> **Provided material**:
◆ ◆ ◆ ◆ ◆ ◆ ◆

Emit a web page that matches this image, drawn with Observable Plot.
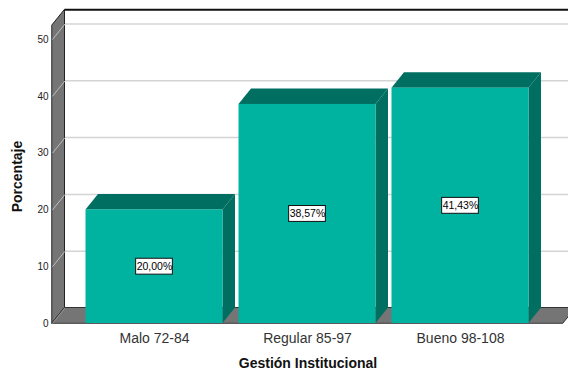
<!DOCTYPE html>
<html>
<head>
<meta charset="utf-8">
<script src="https://cdn.jsdelivr.net/npm/d3@7"></script>
<script src="https://cdn.jsdelivr.net/npm/@observablehq/plot@0.6"></script>
<style>
  html, body { margin: 0; padding: 0; background: #fff; overflow: hidden; }
  #chart svg { display: block; }
</style>
</head>
<body>
<div id="chart"></div>
<script>
// ---- data ----
const categories = ["Malo 72-84", "Regular 85-97", "Bueno 98-108"];
const values = [20.00, 38.57, 41.43];
const valueLabels = ["20,00%", "38,57%", "41,43%"];
const yTicks = [0, 10, 20, 30, 40, 50];
const gridValues = [10, 20, 30, 40, 50];

// ---- geometry (in data units) ----
const W = 568, H = 374;
const mL = 52, mR = 5, mT = 39, mB = 51;
const pxPerX = 153;                 // px per category step
const xMin = (mL - 154) / pxPerX;   // front-left of wall
const xMax = (W - mR - 154) / pxPerX;
const pxPerY = (H - mB - mT) / 50;
const DXU = 12.5 / pxPerX;          // depth offset
const DYU = 15.5 / pxPerY;
const wallTop = 52.5;
const half = 68.5 / pxPerX;
const farRight = xMax + 0.3;

const bars = categories.map((c, i) => ({c, i, v: values[i], label: valueLabels[i]}));

const sidePts = bars.flatMap(b => [
  {z: b.i, x: b.i + half, y1: 0, y2: b.v},
  {z: b.i, x: b.i + half + DXU, y1: DYU, y2: b.v + DYU}
]);
const topPts = bars.flatMap(b => [
  {z: b.i, y: b.v, x1: b.i - half, x2: b.i + half},
  {z: b.i, y: b.v + DYU, x1: b.i - half + DXU, x2: b.i + half + DXU}
]);

const front = "#00B3A0";
const dark = "#006E60";
const gray = "#757575";

const chart = Plot.plot({
  width: W, height: H,
  marginLeft: mL, marginRight: mR, marginTop: mT, marginBottom: mB,
  style: {fontFamily: "'Liberation Sans', Arial, sans-serif", background: "#fff", overflow: "hidden"},
  x: {domain: [xMin, xMax], axis: null},
  y: {domain: [0, 50], axis: null},
  marks: [
    // back wall gridlines
    Plot.ruleY(gridValues, {y: d => d + DYU, x1: xMin + DXU, x2: farRight, stroke: "#d4d4d4", strokeWidth: 1.5}),
    // back wall top border
    Plot.ruleY([wallTop + DYU], {x1: xMin + DXU, x2: farRight, stroke: "#111", strokeWidth: 2}),
    // left wall
    Plot.areaY([{x: xMin, y1: 0, y2: wallTop}, {x: xMin + DXU, y1: DYU, y2: wallTop + DYU}],
      {x: "x", y1: "y1", y2: "y2", fill: gray, stroke: "#222", strokeWidth: 1}),
    // left wall gridlines (diagonal)
    Plot.link(gridValues, {x1: xMin, y1: d => d, x2: xMin + DXU, y2: d => d + DYU, stroke: "#bdbdbd", strokeWidth: 1}),
    // floor
    Plot.areaX([{y: 0, x1: xMin, x2: xMax}, {y: DYU, x1: xMin + DXU, x2: xMax + DXU}],
      {y: "y", x1: "x1", x2: "x2", fill: gray, stroke: "#333", strokeWidth: 1}),
    Plot.link([0], {x1: xMin, y1: 0, x2: xMin + DXU, y2: DYU, stroke: "#999", strokeWidth: 1}),
    // bars: side, top, front
    Plot.areaY(sidePts, {x: "x", y1: "y1", y2: "y2", z: "z", fill: dark}),
    Plot.areaX(topPts, {y: "y", x1: "x1", x2: "x2", z: "z", fill: dark}),
    Plot.rect(bars, {x1: d => d.i - half, x2: d => d.i + half, y1: 0, y2: "v", fill: front}),
    // value labels
    Plot.rect(bars, {x1: d => d.i - 0.12, x2: d => d.i + 0.12, y1: d => d.v / 2 - 1.4, y2: d => d.v / 2 + 1.4,
      fill: "#fff", stroke: "#111", strokeWidth: 1}),
    Plot.text(bars, {x: "i", y: d => d.v / 2, text: "label", fontSize: 10.5, fill: "#000"}),
    // y tick labels
    Plot.text(yTicks, {x: xMin, y: d => d, text: d => String(d), textAnchor: "end", dx: -4, fontSize: 10, fill: "#222"}),
    // x category labels
    Plot.text(bars, {x: "i", y: 0, text: "c", dy: 15, fontSize: 14, fill: "#333"}),
    // axis titles
    Plot.text(["Gestión Institucional"], {frameAnchor: "bottom", dy: 44, text: d => d, fontSize: 14, fontWeight: "bold", fill: "#111"}),
    Plot.text(["Porcentaje"], {frameAnchor: "left", textAnchor: "middle", dx: -35, dy: -5, rotate: -90, text: d => d, fontSize: 14, fontWeight: "bold", fill: "#111"})
  ]
});
document.getElementById("chart").appendChild(chart);
</script>
</body>
</html>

◆ ◆ ◆ ◆ ◆ ◆ ◆

Write out again, exactly, the lines from the start of the listing up to the line containing "const bars = categories.map((c, i)", with both ends and without pictures.

> **Result**:
Emit a web page that matches this image, drawn with Observable Plot.
<!DOCTYPE html>
<html>
<head>
<meta charset="utf-8">
<script src="https://cdn.jsdelivr.net/npm/d3@7"></script>
<script src="https://cdn.jsdelivr.net/npm/@observablehq/plot@0.6"></script>
<style>
  html, body { margin: 0; padding: 0; background: #fff; overflow: hidden; }
  #chart svg { display: block; }
</style>
</head>
<body>
<div id="chart"></div>
<script>
// ---- data ----
const categories = ["Malo 72-84", "Regular 85-97", "Bueno 98-108"];
const values = [20.00, 38.57, 41.43];
const valueLabels = ["20,00%", "38,57%", "41,43%"];
const yTicks = [0, 10, 20, 30, 40, 50];
const gridValues = [10, 20, 30, 40, 50];

// ---- geometry (in data units) ----
const W = 568, H = 374;
const mL = 52, mR = 5, mT = 39, mB = 51;
const pxPerX = 153;                 // px per category step
const xMin = (mL - 154) / pxPerX;   // front-left of wall
const xMax = (W - mR - 154) / pxPerX;
const pxPerY = (H - mB - mT) / 50;
const DXU = 12.5 / pxPerX;          // depth offset
const DYU = 15.5 / pxPerY;
const wallTop = 52.5;
const half = 68.5 / pxPerX;
const farRight = xMax + 0.3;

const bars = categories.map((c, i) => ({c, i, v: values[i], label: valueLabels[i]}));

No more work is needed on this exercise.